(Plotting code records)
--- Begin ---

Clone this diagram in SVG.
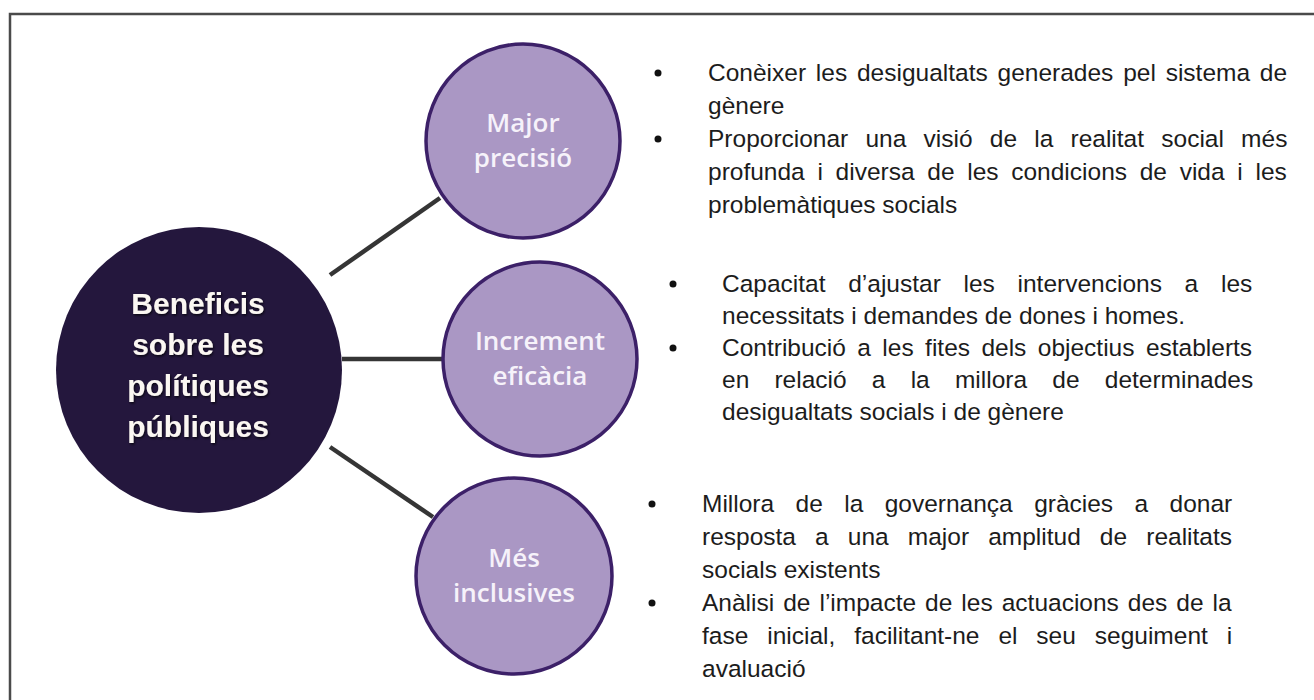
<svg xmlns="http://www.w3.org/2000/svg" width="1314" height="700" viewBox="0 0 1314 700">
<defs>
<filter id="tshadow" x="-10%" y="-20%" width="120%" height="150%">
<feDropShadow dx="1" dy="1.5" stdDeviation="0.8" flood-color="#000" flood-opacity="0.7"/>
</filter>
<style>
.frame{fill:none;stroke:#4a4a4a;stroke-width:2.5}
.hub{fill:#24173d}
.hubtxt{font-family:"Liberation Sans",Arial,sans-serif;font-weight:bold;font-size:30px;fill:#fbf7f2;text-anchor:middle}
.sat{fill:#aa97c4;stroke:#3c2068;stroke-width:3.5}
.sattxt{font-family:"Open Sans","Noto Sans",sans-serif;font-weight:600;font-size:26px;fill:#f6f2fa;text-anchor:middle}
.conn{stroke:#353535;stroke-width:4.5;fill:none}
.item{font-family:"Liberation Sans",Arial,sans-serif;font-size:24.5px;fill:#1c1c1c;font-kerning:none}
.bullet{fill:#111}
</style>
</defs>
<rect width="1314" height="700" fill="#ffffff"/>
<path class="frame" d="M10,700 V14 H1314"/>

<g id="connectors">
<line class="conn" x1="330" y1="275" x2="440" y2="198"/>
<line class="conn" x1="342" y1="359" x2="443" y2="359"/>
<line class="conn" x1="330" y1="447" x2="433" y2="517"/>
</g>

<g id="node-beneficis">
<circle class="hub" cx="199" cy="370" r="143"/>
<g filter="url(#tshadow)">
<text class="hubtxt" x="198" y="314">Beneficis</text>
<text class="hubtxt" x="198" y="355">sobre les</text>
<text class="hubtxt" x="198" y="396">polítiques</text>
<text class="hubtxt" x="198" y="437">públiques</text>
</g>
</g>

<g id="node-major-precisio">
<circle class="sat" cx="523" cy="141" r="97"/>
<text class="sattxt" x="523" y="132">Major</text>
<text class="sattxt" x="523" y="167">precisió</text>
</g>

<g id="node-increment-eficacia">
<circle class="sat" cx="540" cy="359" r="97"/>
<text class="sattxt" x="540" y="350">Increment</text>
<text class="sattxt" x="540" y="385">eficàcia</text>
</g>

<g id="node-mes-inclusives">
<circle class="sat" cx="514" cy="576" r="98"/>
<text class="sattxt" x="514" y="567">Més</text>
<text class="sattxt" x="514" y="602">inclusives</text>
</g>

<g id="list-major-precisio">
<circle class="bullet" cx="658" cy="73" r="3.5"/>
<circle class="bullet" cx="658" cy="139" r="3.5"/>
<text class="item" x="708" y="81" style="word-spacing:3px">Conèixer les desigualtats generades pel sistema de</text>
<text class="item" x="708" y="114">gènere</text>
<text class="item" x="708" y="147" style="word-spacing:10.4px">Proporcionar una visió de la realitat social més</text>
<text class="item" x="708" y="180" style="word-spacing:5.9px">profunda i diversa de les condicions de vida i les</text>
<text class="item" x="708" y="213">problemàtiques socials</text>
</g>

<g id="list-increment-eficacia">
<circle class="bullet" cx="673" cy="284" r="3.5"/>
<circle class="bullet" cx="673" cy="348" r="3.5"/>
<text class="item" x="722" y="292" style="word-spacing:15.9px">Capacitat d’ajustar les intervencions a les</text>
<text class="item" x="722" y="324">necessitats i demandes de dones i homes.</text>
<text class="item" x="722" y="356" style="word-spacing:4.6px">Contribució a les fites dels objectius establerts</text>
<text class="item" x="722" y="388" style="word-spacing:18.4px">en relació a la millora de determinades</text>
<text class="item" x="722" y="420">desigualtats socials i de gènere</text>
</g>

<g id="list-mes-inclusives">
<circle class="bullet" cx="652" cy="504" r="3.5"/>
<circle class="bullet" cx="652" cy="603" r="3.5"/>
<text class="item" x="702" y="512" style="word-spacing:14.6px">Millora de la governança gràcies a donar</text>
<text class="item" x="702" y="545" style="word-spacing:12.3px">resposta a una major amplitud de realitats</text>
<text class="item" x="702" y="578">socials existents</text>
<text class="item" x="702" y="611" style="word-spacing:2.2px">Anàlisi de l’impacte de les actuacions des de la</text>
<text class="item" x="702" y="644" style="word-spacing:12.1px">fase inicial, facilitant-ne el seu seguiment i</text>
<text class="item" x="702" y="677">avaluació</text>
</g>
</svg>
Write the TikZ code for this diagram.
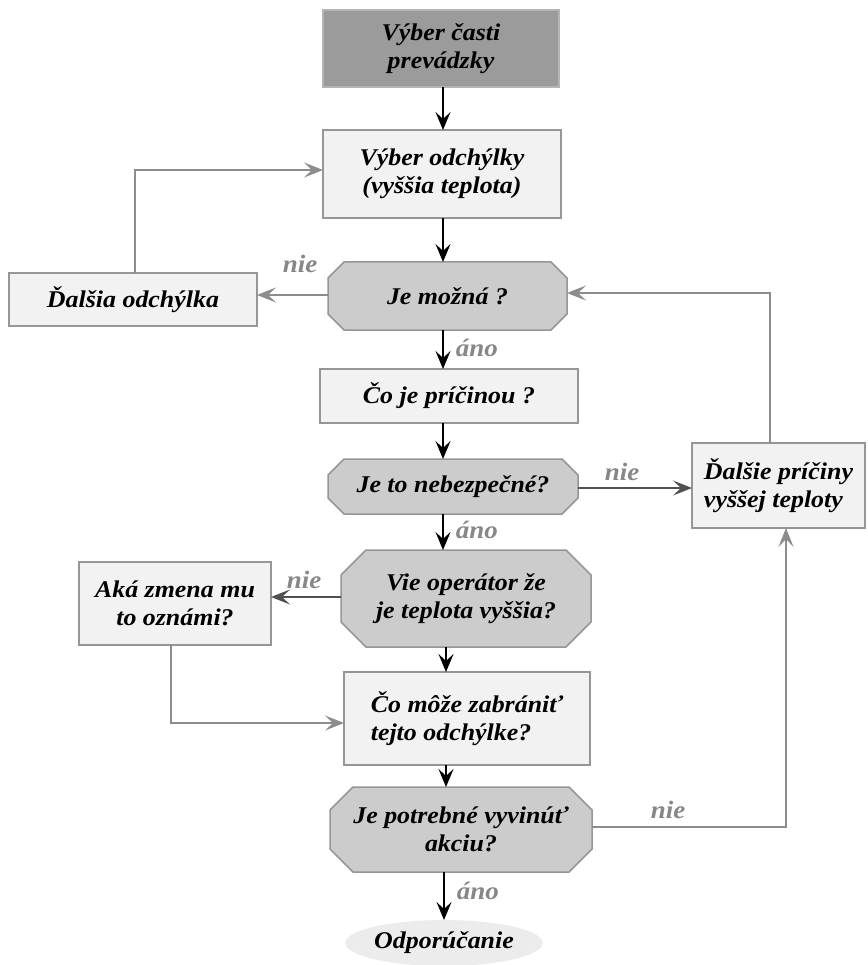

--- End ---

Return from the data every line that holds "this".

Clone this diagram in SVG.
Write the TikZ code for this diagram.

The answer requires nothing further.